Given material

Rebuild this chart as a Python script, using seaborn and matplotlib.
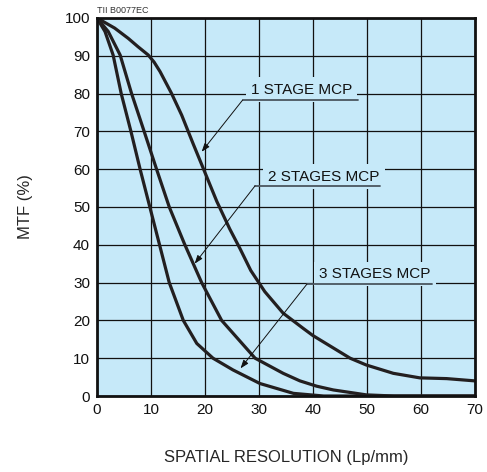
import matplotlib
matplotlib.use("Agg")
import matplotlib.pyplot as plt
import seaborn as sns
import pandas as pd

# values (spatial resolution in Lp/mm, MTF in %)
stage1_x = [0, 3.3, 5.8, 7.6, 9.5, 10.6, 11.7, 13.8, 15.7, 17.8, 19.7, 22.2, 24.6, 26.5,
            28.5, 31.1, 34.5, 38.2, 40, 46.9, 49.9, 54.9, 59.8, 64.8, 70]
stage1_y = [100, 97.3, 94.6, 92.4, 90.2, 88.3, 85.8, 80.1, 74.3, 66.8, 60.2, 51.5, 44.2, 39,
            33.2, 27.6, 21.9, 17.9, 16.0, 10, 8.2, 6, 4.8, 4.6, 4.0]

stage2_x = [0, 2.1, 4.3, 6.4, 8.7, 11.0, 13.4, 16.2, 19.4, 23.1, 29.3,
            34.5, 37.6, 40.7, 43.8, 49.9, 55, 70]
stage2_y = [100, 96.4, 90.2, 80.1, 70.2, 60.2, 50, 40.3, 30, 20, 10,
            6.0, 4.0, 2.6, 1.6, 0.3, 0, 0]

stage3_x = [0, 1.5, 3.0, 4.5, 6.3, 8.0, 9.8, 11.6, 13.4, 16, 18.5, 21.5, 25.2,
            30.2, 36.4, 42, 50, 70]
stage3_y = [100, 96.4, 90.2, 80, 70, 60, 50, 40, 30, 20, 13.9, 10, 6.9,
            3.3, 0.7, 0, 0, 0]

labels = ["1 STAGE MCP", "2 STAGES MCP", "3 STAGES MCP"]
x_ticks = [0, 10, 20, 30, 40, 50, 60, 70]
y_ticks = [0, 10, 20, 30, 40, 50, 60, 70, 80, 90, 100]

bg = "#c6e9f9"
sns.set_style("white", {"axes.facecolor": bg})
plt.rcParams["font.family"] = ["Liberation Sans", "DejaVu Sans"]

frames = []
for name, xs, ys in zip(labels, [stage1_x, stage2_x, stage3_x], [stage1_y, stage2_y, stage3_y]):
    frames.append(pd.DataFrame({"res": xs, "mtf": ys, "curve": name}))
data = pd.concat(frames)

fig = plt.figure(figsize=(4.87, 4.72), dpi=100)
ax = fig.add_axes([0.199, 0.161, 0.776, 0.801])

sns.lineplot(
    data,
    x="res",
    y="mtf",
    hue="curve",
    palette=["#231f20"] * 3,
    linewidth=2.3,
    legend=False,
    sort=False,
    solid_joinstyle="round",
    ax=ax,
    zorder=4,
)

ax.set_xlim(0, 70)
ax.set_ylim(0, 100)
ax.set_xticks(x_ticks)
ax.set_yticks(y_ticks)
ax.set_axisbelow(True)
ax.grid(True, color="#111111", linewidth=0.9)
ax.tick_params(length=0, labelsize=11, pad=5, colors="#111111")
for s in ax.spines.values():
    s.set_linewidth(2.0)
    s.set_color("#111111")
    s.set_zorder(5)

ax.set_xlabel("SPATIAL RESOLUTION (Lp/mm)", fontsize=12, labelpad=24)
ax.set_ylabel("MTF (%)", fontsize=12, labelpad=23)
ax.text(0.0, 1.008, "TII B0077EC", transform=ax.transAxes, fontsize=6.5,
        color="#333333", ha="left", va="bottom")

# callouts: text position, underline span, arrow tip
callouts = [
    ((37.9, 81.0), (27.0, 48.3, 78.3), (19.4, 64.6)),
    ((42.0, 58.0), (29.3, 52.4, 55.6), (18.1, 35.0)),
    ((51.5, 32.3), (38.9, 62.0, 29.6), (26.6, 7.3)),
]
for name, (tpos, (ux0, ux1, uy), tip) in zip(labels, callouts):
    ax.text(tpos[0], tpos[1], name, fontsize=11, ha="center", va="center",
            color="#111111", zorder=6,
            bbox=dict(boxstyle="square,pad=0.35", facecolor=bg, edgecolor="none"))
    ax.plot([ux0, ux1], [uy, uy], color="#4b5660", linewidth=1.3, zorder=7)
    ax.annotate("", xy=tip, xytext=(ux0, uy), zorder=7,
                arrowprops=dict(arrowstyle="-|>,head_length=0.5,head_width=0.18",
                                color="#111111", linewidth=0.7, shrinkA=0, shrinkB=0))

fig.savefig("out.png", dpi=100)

What to do
Transcribe the listing above verbatim. Omit the pictures.

Full response
Rebuild this chart as a Python script, using seaborn and matplotlib.
import matplotlib
matplotlib.use("Agg")
import matplotlib.pyplot as plt
import seaborn as sns
import pandas as pd

# values (spatial resolution in Lp/mm, MTF in %)
stage1_x = [0, 3.3, 5.8, 7.6, 9.5, 10.6, 11.7, 13.8, 15.7, 17.8, 19.7, 22.2, 24.6, 26.5,
            28.5, 31.1, 34.5, 38.2, 40, 46.9, 49.9, 54.9, 59.8, 64.8, 70]
stage1_y = [100, 97.3, 94.6, 92.4, 90.2, 88.3, 85.8, 80.1, 74.3, 66.8, 60.2, 51.5, 44.2, 39,
            33.2, 27.6, 21.9, 17.9, 16.0, 10, 8.2, 6, 4.8, 4.6, 4.0]

stage2_x = [0, 2.1, 4.3, 6.4, 8.7, 11.0, 13.4, 16.2, 19.4, 23.1, 29.3,
            34.5, 37.6, 40.7, 43.8, 49.9, 55, 70]
stage2_y = [100, 96.4, 90.2, 80.1, 70.2, 60.2, 50, 40.3, 30, 20, 10,
            6.0, 4.0, 2.6, 1.6, 0.3, 0, 0]

stage3_x = [0, 1.5, 3.0, 4.5, 6.3, 8.0, 9.8, 11.6, 13.4, 16, 18.5, 21.5, 25.2,
            30.2, 36.4, 42, 50, 70]
stage3_y = [100, 96.4, 90.2, 80, 70, 60, 50, 40, 30, 20, 13.9, 10, 6.9,
            3.3, 0.7, 0, 0, 0]

labels = ["1 STAGE MCP", "2 STAGES MCP", "3 STAGES MCP"]
x_ticks = [0, 10, 20, 30, 40, 50, 60, 70]
y_ticks = [0, 10, 20, 30, 40, 50, 60, 70, 80, 90, 100]

bg = "#c6e9f9"
sns.set_style("white", {"axes.facecolor": bg})
plt.rcParams["font.family"] = ["Liberation Sans", "DejaVu Sans"]

frames = []
for name, xs, ys in zip(labels, [stage1_x, stage2_x, stage3_x], [stage1_y, stage2_y, stage3_y]):
    frames.append(pd.DataFrame({"res": xs, "mtf": ys, "curve": name}))
data = pd.concat(frames)

fig = plt.figure(figsize=(4.87, 4.72), dpi=100)
ax = fig.add_axes([0.199, 0.161, 0.776, 0.801])

sns.lineplot(
    data,
    x="res",
    y="mtf",
    hue="curve",
    palette=["#231f20"] * 3,
    linewidth=2.3,
    legend=False,
    sort=False,
    solid_joinstyle="round",
    ax=ax,
    zorder=4,
)

ax.set_xlim(0, 70)
ax.set_ylim(0, 100)
ax.set_xticks(x_ticks)
ax.set_yticks(y_ticks)
ax.set_axisbelow(True)
ax.grid(True, color="#111111", linewidth=0.9)
ax.tick_params(length=0, labelsize=11, pad=5, colors="#111111")
for s in ax.spines.values():
    s.set_linewidth(2.0)
    s.set_color("#111111")
    s.set_zorder(5)

ax.set_xlabel("SPATIAL RESOLUTION (Lp/mm)", fontsize=12, labelpad=24)
ax.set_ylabel("MTF (%)", fontsize=12, labelpad=23)
ax.text(0.0, 1.008, "TII B0077EC", transform=ax.transAxes, fontsize=6.5,
        color="#333333", ha="left", va="bottom")

# callouts: text position, underline span, arrow tip
callouts = [
    ((37.9, 81.0), (27.0, 48.3, 78.3), (19.4, 64.6)),
    ((42.0, 58.0), (29.3, 52.4, 55.6), (18.1, 35.0)),
    ((51.5, 32.3), (38.9, 62.0, 29.6), (26.6, 7.3)),
]
for name, (tpos, (ux0, ux1, uy), tip) in zip(labels, callouts):
    ax.text(tpos[0], tpos[1], name, fontsize=11, ha="center", va="center",
            color="#111111", zorder=6,
            bbox=dict(boxstyle="square,pad=0.35", facecolor=bg, edgecolor="none"))
    ax.plot([ux0, ux1], [uy, uy], color="#4b5660", linewidth=1.3, zorder=7)
    ax.annotate("", xy=tip, xytext=(ux0, uy), zorder=7,
                arrowprops=dict(arrowstyle="-|>,head_length=0.5,head_width=0.18",
                                color="#111111", linewidth=0.7, shrinkA=0, shrinkB=0))

fig.savefig("out.png", dpi=100)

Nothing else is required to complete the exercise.